▶ [Dataset excerpt]:

****

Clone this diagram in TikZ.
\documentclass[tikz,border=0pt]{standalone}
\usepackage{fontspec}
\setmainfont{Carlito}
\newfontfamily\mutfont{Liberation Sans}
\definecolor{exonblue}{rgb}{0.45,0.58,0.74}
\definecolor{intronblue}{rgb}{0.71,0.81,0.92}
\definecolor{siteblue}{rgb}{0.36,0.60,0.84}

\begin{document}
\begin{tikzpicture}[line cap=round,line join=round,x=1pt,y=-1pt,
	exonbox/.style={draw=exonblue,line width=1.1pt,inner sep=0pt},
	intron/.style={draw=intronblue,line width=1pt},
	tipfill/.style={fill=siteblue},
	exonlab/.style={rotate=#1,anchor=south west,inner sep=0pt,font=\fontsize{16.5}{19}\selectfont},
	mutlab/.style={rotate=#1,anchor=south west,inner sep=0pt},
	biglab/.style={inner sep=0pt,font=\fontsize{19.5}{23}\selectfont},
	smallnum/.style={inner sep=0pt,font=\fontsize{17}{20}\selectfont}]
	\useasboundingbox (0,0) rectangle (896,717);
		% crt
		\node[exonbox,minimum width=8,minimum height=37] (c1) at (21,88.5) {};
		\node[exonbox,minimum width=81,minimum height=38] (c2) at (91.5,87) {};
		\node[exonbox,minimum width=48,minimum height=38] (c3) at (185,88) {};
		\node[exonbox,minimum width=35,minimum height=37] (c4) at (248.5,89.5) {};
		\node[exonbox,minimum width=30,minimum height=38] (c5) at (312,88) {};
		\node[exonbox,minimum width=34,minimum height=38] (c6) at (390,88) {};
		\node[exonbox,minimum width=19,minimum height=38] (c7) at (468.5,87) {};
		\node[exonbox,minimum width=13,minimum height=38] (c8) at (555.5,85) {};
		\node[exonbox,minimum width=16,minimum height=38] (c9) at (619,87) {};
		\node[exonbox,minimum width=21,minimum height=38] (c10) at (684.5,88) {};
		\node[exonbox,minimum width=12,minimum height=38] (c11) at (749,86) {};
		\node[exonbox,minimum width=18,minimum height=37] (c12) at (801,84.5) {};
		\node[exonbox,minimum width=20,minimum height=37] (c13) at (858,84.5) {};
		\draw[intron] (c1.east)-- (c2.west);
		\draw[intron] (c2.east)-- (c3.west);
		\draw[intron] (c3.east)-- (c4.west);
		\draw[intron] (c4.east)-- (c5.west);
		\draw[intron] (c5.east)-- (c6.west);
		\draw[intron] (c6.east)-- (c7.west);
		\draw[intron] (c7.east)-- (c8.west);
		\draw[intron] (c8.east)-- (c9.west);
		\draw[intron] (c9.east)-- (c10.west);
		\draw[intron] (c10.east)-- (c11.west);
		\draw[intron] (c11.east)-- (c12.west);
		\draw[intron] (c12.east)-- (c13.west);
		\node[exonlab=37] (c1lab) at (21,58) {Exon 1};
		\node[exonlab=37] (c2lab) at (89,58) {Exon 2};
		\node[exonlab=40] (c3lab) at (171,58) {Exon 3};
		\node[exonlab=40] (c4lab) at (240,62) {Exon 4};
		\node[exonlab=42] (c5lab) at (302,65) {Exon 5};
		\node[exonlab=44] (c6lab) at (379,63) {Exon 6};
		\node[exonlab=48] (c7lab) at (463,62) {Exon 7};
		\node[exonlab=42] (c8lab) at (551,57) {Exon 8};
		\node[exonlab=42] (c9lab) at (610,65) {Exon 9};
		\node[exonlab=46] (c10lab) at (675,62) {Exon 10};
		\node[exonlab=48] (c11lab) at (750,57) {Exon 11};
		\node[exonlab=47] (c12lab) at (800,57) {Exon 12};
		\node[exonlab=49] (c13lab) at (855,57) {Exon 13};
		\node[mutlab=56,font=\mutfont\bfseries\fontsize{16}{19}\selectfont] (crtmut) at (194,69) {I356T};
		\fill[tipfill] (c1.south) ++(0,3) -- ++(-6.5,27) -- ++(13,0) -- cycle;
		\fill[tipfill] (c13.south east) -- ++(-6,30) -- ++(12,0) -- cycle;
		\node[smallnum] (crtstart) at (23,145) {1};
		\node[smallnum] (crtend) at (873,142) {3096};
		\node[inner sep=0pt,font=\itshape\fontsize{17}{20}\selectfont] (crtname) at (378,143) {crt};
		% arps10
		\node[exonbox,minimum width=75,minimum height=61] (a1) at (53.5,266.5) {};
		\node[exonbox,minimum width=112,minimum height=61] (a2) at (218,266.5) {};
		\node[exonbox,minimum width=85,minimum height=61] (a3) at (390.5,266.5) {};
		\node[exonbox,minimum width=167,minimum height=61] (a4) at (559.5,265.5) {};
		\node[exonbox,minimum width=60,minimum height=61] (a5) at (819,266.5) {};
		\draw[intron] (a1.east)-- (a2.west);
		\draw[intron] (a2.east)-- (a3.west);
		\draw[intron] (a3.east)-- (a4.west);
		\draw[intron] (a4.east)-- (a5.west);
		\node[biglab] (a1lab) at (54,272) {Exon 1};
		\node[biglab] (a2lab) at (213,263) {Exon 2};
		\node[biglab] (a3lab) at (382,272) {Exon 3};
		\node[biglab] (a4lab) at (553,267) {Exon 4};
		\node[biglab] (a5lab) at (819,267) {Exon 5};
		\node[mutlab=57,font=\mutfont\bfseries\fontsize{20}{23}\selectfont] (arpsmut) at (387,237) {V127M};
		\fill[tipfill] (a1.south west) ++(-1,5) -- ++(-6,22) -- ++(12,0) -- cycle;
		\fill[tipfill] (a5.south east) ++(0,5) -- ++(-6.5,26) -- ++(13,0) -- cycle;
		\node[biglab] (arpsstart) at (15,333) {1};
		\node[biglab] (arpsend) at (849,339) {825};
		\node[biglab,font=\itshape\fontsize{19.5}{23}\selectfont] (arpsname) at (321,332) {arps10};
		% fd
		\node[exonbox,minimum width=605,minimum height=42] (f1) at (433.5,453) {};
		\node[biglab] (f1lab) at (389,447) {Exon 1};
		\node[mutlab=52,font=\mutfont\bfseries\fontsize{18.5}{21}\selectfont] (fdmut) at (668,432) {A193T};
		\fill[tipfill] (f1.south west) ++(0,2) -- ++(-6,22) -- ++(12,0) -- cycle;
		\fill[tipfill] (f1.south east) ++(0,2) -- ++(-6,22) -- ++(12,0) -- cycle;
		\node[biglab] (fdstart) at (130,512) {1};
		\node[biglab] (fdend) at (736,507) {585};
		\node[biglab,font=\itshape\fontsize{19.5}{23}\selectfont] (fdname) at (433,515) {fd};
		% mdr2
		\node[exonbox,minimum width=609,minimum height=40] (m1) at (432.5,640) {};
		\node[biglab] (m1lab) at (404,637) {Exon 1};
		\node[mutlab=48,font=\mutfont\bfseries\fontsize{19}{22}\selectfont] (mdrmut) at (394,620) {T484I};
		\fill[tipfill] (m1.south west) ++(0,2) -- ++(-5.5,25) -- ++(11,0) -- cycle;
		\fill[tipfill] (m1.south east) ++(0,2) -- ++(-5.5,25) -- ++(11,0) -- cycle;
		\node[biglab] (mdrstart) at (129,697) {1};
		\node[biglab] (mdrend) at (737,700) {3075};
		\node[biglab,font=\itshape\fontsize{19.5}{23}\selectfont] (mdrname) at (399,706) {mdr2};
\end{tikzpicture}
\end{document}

****

▶ [Stated task]:
Return every line of the material exactly.

▶ [Written response]:
Clone this diagram in TikZ.
\documentclass[tikz,border=0pt]{standalone}
\usepackage{fontspec}
\setmainfont{Carlito}
\newfontfamily\mutfont{Liberation Sans}
\definecolor{exonblue}{rgb}{0.45,0.58,0.74}
\definecolor{intronblue}{rgb}{0.71,0.81,0.92}
\definecolor{siteblue}{rgb}{0.36,0.60,0.84}

\begin{document}
\begin{tikzpicture}[line cap=round,line join=round,x=1pt,y=-1pt,
	exonbox/.style={draw=exonblue,line width=1.1pt,inner sep=0pt},
	intron/.style={draw=intronblue,line width=1pt},
	tipfill/.style={fill=siteblue},
	exonlab/.style={rotate=#1,anchor=south west,inner sep=0pt,font=\fontsize{16.5}{19}\selectfont},
	mutlab/.style={rotate=#1,anchor=south west,inner sep=0pt},
	biglab/.style={inner sep=0pt,font=\fontsize{19.5}{23}\selectfont},
	smallnum/.style={inner sep=0pt,font=\fontsize{17}{20}\selectfont}]
	\useasboundingbox (0,0) rectangle (896,717);
		% crt
		\node[exonbox,minimum width=8,minimum height=37] (c1) at (21,88.5) {};
		\node[exonbox,minimum width=81,minimum height=38] (c2) at (91.5,87) {};
		\node[exonbox,minimum width=48,minimum height=38] (c3) at (185,88) {};
		\node[exonbox,minimum width=35,minimum height=37] (c4) at (248.5,89.5) {};
		\node[exonbox,minimum width=30,minimum height=38] (c5) at (312,88) {};
		\node[exonbox,minimum width=34,minimum height=38] (c6) at (390,88) {};
		\node[exonbox,minimum width=19,minimum height=38] (c7) at (468.5,87) {};
		\node[exonbox,minimum width=13,minimum height=38] (c8) at (555.5,85) {};
		\node[exonbox,minimum width=16,minimum height=38] (c9) at (619,87) {};
		\node[exonbox,minimum width=21,minimum height=38] (c10) at (684.5,88) {};
		\node[exonbox,minimum width=12,minimum height=38] (c11) at (749,86) {};
		\node[exonbox,minimum width=18,minimum height=37] (c12) at (801,84.5) {};
		\node[exonbox,minimum width=20,minimum height=37] (c13) at (858,84.5) {};
		\draw[intron] (c1.east)-- (c2.west);
		\draw[intron] (c2.east)-- (c3.west);
		\draw[intron] (c3.east)-- (c4.west);
		\draw[intron] (c4.east)-- (c5.west);
		\draw[intron] (c5.east)-- (c6.west);
		\draw[intron] (c6.east)-- (c7.west);
		\draw[intron] (c7.east)-- (c8.west);
		\draw[intron] (c8.east)-- (c9.west);
		\draw[intron] (c9.east)-- (c10.west);
		\draw[intron] (c10.east)-- (c11.west);
		\draw[intron] (c11.east)-- (c12.west);
		\draw[intron] (c12.east)-- (c13.west);
		\node[exonlab=37] (c1lab) at (21,58) {Exon 1};
		\node[exonlab=37] (c2lab) at (89,58) {Exon 2};
		\node[exonlab=40] (c3lab) at (171,58) {Exon 3};
		\node[exonlab=40] (c4lab) at (240,62) {Exon 4};
		\node[exonlab=42] (c5lab) at (302,65) {Exon 5};
		\node[exonlab=44] (c6lab) at (379,63) {Exon 6};
		\node[exonlab=48] (c7lab) at (463,62) {Exon 7};
		\node[exonlab=42] (c8lab) at (551,57) {Exon 8};
		\node[exonlab=42] (c9lab) at (610,65) {Exon 9};
		\node[exonlab=46] (c10lab) at (675,62) {Exon 10};
		\node[exonlab=48] (c11lab) at (750,57) {Exon 11};
		\node[exonlab=47] (c12lab) at (800,57) {Exon 12};
		\node[exonlab=49] (c13lab) at (855,57) {Exon 13};
		\node[mutlab=56,font=\mutfont\bfseries\fontsize{16}{19}\selectfont] (crtmut) at (194,69) {I356T};
		\fill[tipfill] (c1.south) ++(0,3) -- ++(-6.5,27) -- ++(13,0) -- cycle;
		\fill[tipfill] (c13.south east) -- ++(-6,30) -- ++(12,0) -- cycle;
		\node[smallnum] (crtstart) at (23,145) {1};
		\node[smallnum] (crtend) at (873,142) {3096};
		\node[inner sep=0pt,font=\itshape\fontsize{17}{20}\selectfont] (crtname) at (378,143) {crt};
		% arps10
		\node[exonbox,minimum width=75,minimum height=61] (a1) at (53.5,266.5) {};
		\node[exonbox,minimum width=112,minimum height=61] (a2) at (218,266.5) {};
		\node[exonbox,minimum width=85,minimum height=61] (a3) at (390.5,266.5) {};
		\node[exonbox,minimum width=167,minimum height=61] (a4) at (559.5,265.5) {};
		\node[exonbox,minimum width=60,minimum height=61] (a5) at (819,266.5) {};
		\draw[intron] (a1.east)-- (a2.west);
		\draw[intron] (a2.east)-- (a3.west);
		\draw[intron] (a3.east)-- (a4.west);
		\draw[intron] (a4.east)-- (a5.west);
		\node[biglab] (a1lab) at (54,272) {Exon 1};
		\node[biglab] (a2lab) at (213,263) {Exon 2};
		\node[biglab] (a3lab) at (382,272) {Exon 3};
		\node[biglab] (a4lab) at (553,267) {Exon 4};
		\node[biglab] (a5lab) at (819,267) {Exon 5};
		\node[mutlab=57,font=\mutfont\bfseries\fontsize{20}{23}\selectfont] (arpsmut) at (387,237) {V127M};
		\fill[tipfill] (a1.south west) ++(-1,5) -- ++(-6,22) -- ++(12,0) -- cycle;
		\fill[tipfill] (a5.south east) ++(0,5) -- ++(-6.5,26) -- ++(13,0) -- cycle;
		\node[biglab] (arpsstart) at (15,333) {1};
		\node[biglab] (arpsend) at (849,339) {825};
		\node[biglab,font=\itshape\fontsize{19.5}{23}\selectfont] (arpsname) at (321,332) {arps10};
		% fd
		\node[exonbox,minimum width=605,minimum height=42] (f1) at (433.5,453) {};
		\node[biglab] (f1lab) at (389,447) {Exon 1};
		\node[mutlab=52,font=\mutfont\bfseries\fontsize{18.5}{21}\selectfont] (fdmut) at (668,432) {A193T};
		\fill[tipfill] (f1.south west) ++(0,2) -- ++(-6,22) -- ++(12,0) -- cycle;
		\fill[tipfill] (f1.south east) ++(0,2) -- ++(-6,22) -- ++(12,0) -- cycle;
		\node[biglab] (fdstart) at (130,512) {1};
		\node[biglab] (fdend) at (736,507) {585};
		\node[biglab,font=\itshape\fontsize{19.5}{23}\selectfont] (fdname) at (433,515) {fd};
		% mdr2
		\node[exonbox,minimum width=609,minimum height=40] (m1) at (432.5,640) {};
		\node[biglab] (m1lab) at (404,637) {Exon 1};
		\node[mutlab=48,font=\mutfont\bfseries\fontsize{19}{22}\selectfont] (mdrmut) at (394,620) {T484I};
		\fill[tipfill] (m1.south west) ++(0,2) -- ++(-5.5,25) -- ++(11,0) -- cycle;
		\fill[tipfill] (m1.south east) ++(0,2) -- ++(-5.5,25) -- ++(11,0) -- cycle;
		\node[biglab] (mdrstart) at (129,697) {1};
		\node[biglab] (mdrend) at (737,700) {3075};
		\node[biglab,font=\itshape\fontsize{19.5}{23}\selectfont] (mdrname) at (399,706) {mdr2};
\end{tikzpicture}
\end{document}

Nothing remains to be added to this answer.